Sì, bonariamente li invidio, perché sono quei volti che non permettono a nessuno di decifrarli, e quindi sono al riparo dagli sguardi indagatori altrui, e  non possono essere interpretati.
Non è il mio caso. Sul mio viso si legge tutto, basta un movimento di un sopracciglio, la piccola contrazione di un muscolo della bocca, e il mio viso rivela al mondo quello che la mia anima prova.

E se mai riesco a concentrarmi sul  super controllo di ogni nervo, i miei occhi non fanno che tradirmi.
Posso urlare al mondo intero che non ho nulla, farci un bel comizio, ma il mio viso parla al posto mio come la peggiore delle comari. E convivere con una becera comare non è affatto utile, poiché essa mette in piazza ciò che tu non vorresti mai far sapere al mondo.

Del resto è sicuro che il mondo di questo se ne approfitta e gioca con questa debolezza come se niente fosse. Quando rido o sorrido non lo faccio solo con la bocca, ma con le guance, gli zigomi, la fronte, gli occhi da cui si sprigiona luce, e che accompagno con una gaia voce; allo stesso modo la mia espressione cambia con la rabbia, la bocca si distorce, le mascelle si serrano, le sopracciglia si contraggono, gli occhi emanano piccoli lampi.

Il pianto disfa i miei tratti, li devasta, il sangue affluisce alle guance, la pelle si chiazza di rosso, le lacrime seccano la mia pelle, le labbra tremano, e trema tutto il corpo. Impossibile mentire, si vede benissimo che ho pianto anche ore dopo....
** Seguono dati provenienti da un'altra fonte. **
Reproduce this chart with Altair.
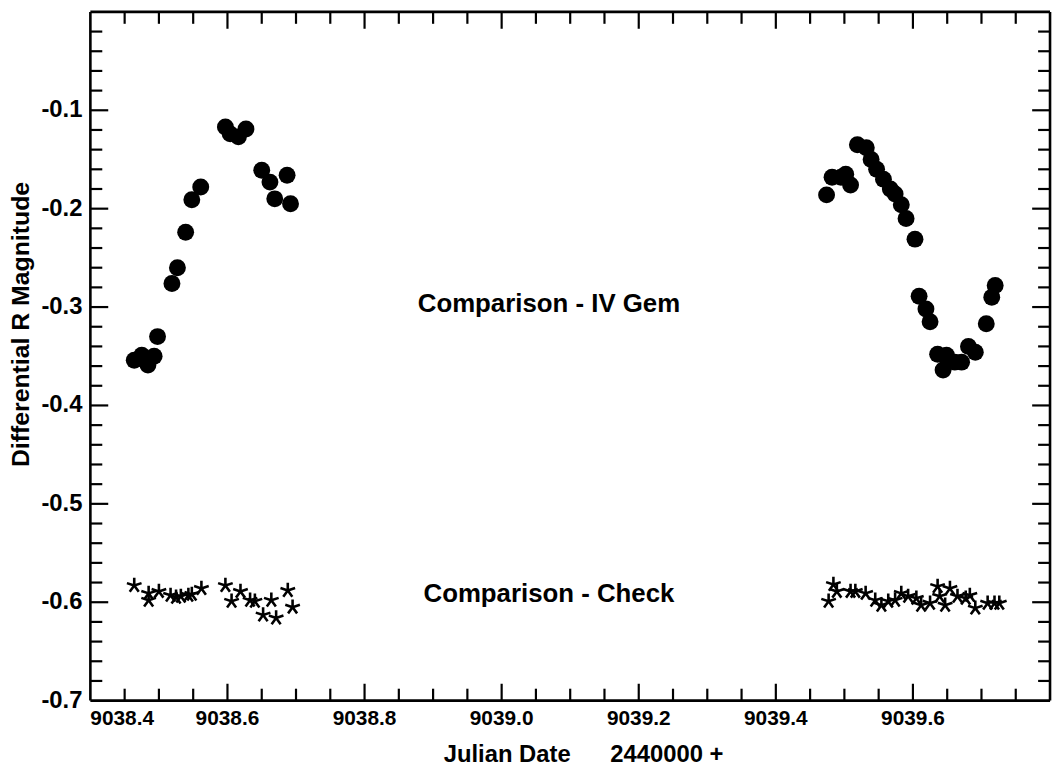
import altair as alt
import pandas as pd

# Comparison - IV Gem (filled circles)
gem_jd = [9038.464, 9038.475, 9038.484, 9038.493, 9038.498, 9038.519, 9038.527, 9038.539,
          9038.548, 9038.561, 9038.597, 9038.604, 9038.616, 9038.627, 9038.650, 9038.662,
          9038.669, 9038.687, 9038.692,
          9039.474, 9039.482, 9039.495, 9039.502, 9039.509, 9039.519, 9039.532, 9039.539,
          9039.547, 9039.557, 9039.567, 9039.574, 9039.583, 9039.590, 9039.603, 9039.609,
          9039.619, 9039.625, 9039.636, 9039.644, 9039.649, 9039.661, 9039.671, 9039.681,
          9039.691, 9039.707, 9039.715, 9039.720]
gem_mag = [-0.354, -0.349, -0.359, -0.350, -0.330, -0.276, -0.260, -0.224,
           -0.191, -0.178, -0.117, -0.124, -0.127, -0.119, -0.161, -0.173,
           -0.190, -0.166, -0.195,
           -0.186, -0.168, -0.168, -0.165, -0.176, -0.135, -0.138, -0.150,
           -0.160, -0.170, -0.180, -0.185, -0.196, -0.210, -0.231, -0.289,
           -0.302, -0.315, -0.348, -0.364, -0.349, -0.356, -0.356, -0.340,
           -0.346, -0.317, -0.290, -0.278]

# Comparison - Check (stars)
chk_jd = [9038.464, 9038.485, 9038.485, 9038.500, 9038.517, 9038.525, 9038.532, 9038.543,
          9038.548, 9038.562, 9038.597, 9038.606, 9038.619, 9038.633, 9038.640, 9038.652,
          9038.664, 9038.671, 9038.688, 9038.695,
          9039.484, 9039.477, 9039.489, 9039.509, 9039.516, 9039.531, 9039.545, 9039.554,
          9039.564, 9039.574, 9039.583, 9039.593, 9039.605, 9039.612, 9039.625, 9039.636,
          9039.639, 9039.647, 9039.654, 9039.665, 9039.677, 9039.683, 9039.691, 9039.709,
          9039.719, 9039.726]
chk_mag = [-0.583, -0.591, -0.598, -0.589, -0.593, -0.595, -0.594, -0.593,
           -0.592, -0.586, -0.583, -0.599, -0.589, -0.598, -0.599, -0.613,
           -0.598, -0.616, -0.588, -0.605,
           -0.582, -0.599, -0.589, -0.589, -0.589, -0.591, -0.598, -0.603,
           -0.599, -0.598, -0.591, -0.594, -0.596, -0.603, -0.601, -0.584,
           -0.594, -0.603, -0.586, -0.594, -0.596, -0.593, -0.606, -0.601,
           -0.601, -0.601]

notes = ["Comparison - IV Gem", "Comparison - Check"]
note_jd = [9039.069, 9039.069]
note_mag = [-0.297, -0.592]

# axis labels (tick values and their texts)
x_first_label = [9038.4]
x_first_text = ["9038.4"]
x_labels = [9038.6, 9038.8, 9039.0, 9039.2, 9039.4, 9039.6]
x_label_text = ["9038.6", "9038.8", "9039.0", "9039.2", "9039.4", "9039.6"]
y_labels = [-0.1, -0.2, -0.3, -0.4, -0.5, -0.6, -0.7]
y_label_text = ["-0.1", "-0.2", "-0.3", "-0.4", "-0.5", "-0.6", "-0.7"]
x_title = ["Julian Date\u00a0\u00a0\u00a0\u00a0\u00a0\u00a02440000 +"]
y_title = ["Differential R Magnitude"]

# tick positions (inward ticks on all four sides)
x_major = [9038.6, 9038.8, 9039.0, 9039.2, 9039.4, 9039.6]
x_minor = [9038.45, 9038.5, 9038.55, 9038.65, 9038.7, 9038.75, 9038.85, 9038.9, 9038.95,
           9039.05, 9039.1, 9039.15, 9039.25, 9039.3, 9039.35, 9039.45, 9039.5, 9039.55,
           9039.65, 9039.7, 9039.75]
y_major = [-0.1, -0.2, -0.3, -0.4, -0.5, -0.6]
y_minor = [-0.02, -0.04, -0.06, -0.08, -0.12, -0.14, -0.16, -0.18, -0.22, -0.24, -0.26,
           -0.28, -0.32, -0.34, -0.36, -0.38, -0.42, -0.44, -0.46, -0.48, -0.52, -0.54,
           -0.56, -0.58, -0.62, -0.64, -0.66, -0.68]

W, H = 967, 694
FONT = "Liberation Sans"
xs = alt.Scale(domain=[9038.4, 9039.8], nice=False, zero=False)
ys = alt.Scale(domain=[-0.7, 0.0], nice=False, zero=False)

STAR = ("M0,0L0,-1M0,0L0.951,-0.309M0,0L0.588,0.809M0,0L-0.588,0.809"
        "M0,0L-0.951,-0.309")

gem = pd.DataFrame({"jd": gem_jd, "mag": gem_mag})
chk = pd.DataFrame({"jd": chk_jd, "mag": chk_mag})
nt = pd.DataFrame({"jd": note_jd, "mag": note_mag, "label": notes})


def X(field):
    return alt.X(field, type="quantitative", scale=xs, axis=None)


def Y(field):
    return alt.Y(field, type="quantitative", scale=ys, axis=None)


def yticks(vals, x0, x1):
    return alt.Chart(pd.DataFrame({"v": vals})).mark_rule(color="black", strokeWidth=2.2).encode(
        y=Y("v"), x=alt.value(x0), x2=alt.value(x1))


def xticks(vals, y0, y1):
    return alt.Chart(pd.DataFrame({"v": vals})).mark_rule(color="black", strokeWidth=2.2).encode(
        x=X("v"), y=alt.value(y0), y2=alt.value(y1))


ticks = [
    yticks(y_major, 0, 18), yticks(y_minor, 0, 12),
    yticks(y_major, W - 18, W), yticks(y_minor, W - 12, W),
    xticks(x_major, H - 17, H), xticks(x_minor, H - 12, H),
    xticks(x_major, 0, 17), xticks(x_minor, 0, 12),
]

# plot frame
frame = [
    alt.Chart().mark_rule(color="black", strokeWidth=2.6).encode(
        x=alt.value(0), x2=alt.value(W), y=alt.value(0)),
    alt.Chart().mark_rule(color="black", strokeWidth=2.6).encode(
        x=alt.value(0), x2=alt.value(W), y=alt.value(H)),
    alt.Chart().mark_rule(color="black", strokeWidth=2.6).encode(
        y=alt.value(0), y2=alt.value(H), x=alt.value(0)),
    alt.Chart().mark_rule(color="black", strokeWidth=2.6).encode(
        y=alt.value(0), y2=alt.value(H), x=alt.value(W)),
]

ylab = alt.Chart(pd.DataFrame({"v": y_labels, "t": y_label_text})).mark_text(
    font=FONT, fontSize=24, fontWeight="bold", color="black", align="right",
    baseline="middle").encode(y=Y("v"), x=alt.value(-8), text="t:N")

xlab = alt.Chart(pd.DataFrame({"v": x_labels, "t": x_label_text})).mark_text(
    font=FONT, fontSize=21, fontWeight="bold", color="black", align="center",
    baseline="top").encode(x=X("v"), y=alt.value(H + 8), text="t:N")

xlab0 = alt.Chart(pd.DataFrame({"v": x_first_label, "t": x_first_text})).mark_text(
    font=FONT, fontSize=21, fontWeight="bold", color="black", align="left",
    baseline="top").encode(x=X("v"), y=alt.value(H + 8), text="t:N")

xtitle = alt.Chart(pd.DataFrame({"t": x_title})).mark_text(
    font=FONT, fontSize=24, fontWeight="bold", color="black", align="center",
    baseline="middle").encode(x=alt.value(497), y=alt.value(H + 55), text="t:N")

ytitle = alt.Chart(pd.DataFrame({"t": y_title})).mark_text(
    font=FONT, fontSize=25, fontWeight="bold", color="black", align="center",
    baseline="middle", angle=270).encode(x=alt.value(-70), y=alt.value(315), text="t:N")

gem_layer = alt.Chart(gem).mark_point(shape="circle", filled=True, color="black",
                                      size=290, opacity=1).encode(x=X("jd"), y=Y("mag"))

chk_layer = alt.Chart(chk).mark_point(shape=STAR, filled=False, color="black",
                                      size=240, strokeWidth=2.6, opacity=1).encode(
    x=X("jd"), y=Y("mag"))

txt = alt.Chart(nt).mark_text(font=FONT, fontSize=26, fontWeight="bold", color="black",
                              align="center", baseline="middle").encode(
    x=X("jd"), y=Y("mag"), text="label:N")

chart = alt.layer(*ticks, *frame, gem_layer, chk_layer, txt, ylab, xlab, xlab0,
                  xtitle, ytitle).properties(
    width=W, height=H,
    background="white",
    padding={"left": 83, "top": 1, "right": 3, "bottom": 68},
    autosize=alt.AutoSizeParams(type="none"),
)

chart.save("out.html", embed_options={"renderer": "svg", "actions": False})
Ecco perché vorrei avere una gomma con cui poter cancellare e ridisegnare il mio viso all'occorrenza, acconciarlo a mio piacere, in modo da non lasciar trapelare il benché minimo spasmo.
Il salvifico viso senz'anima, con cui puoi sempre presentarti, qualunque sia l'occasione, che non parla per te, che mente spudorato.
Marmoreo viso, fermo, incorruttibile, sibillino, senza dubbi, senza domande, senza perché.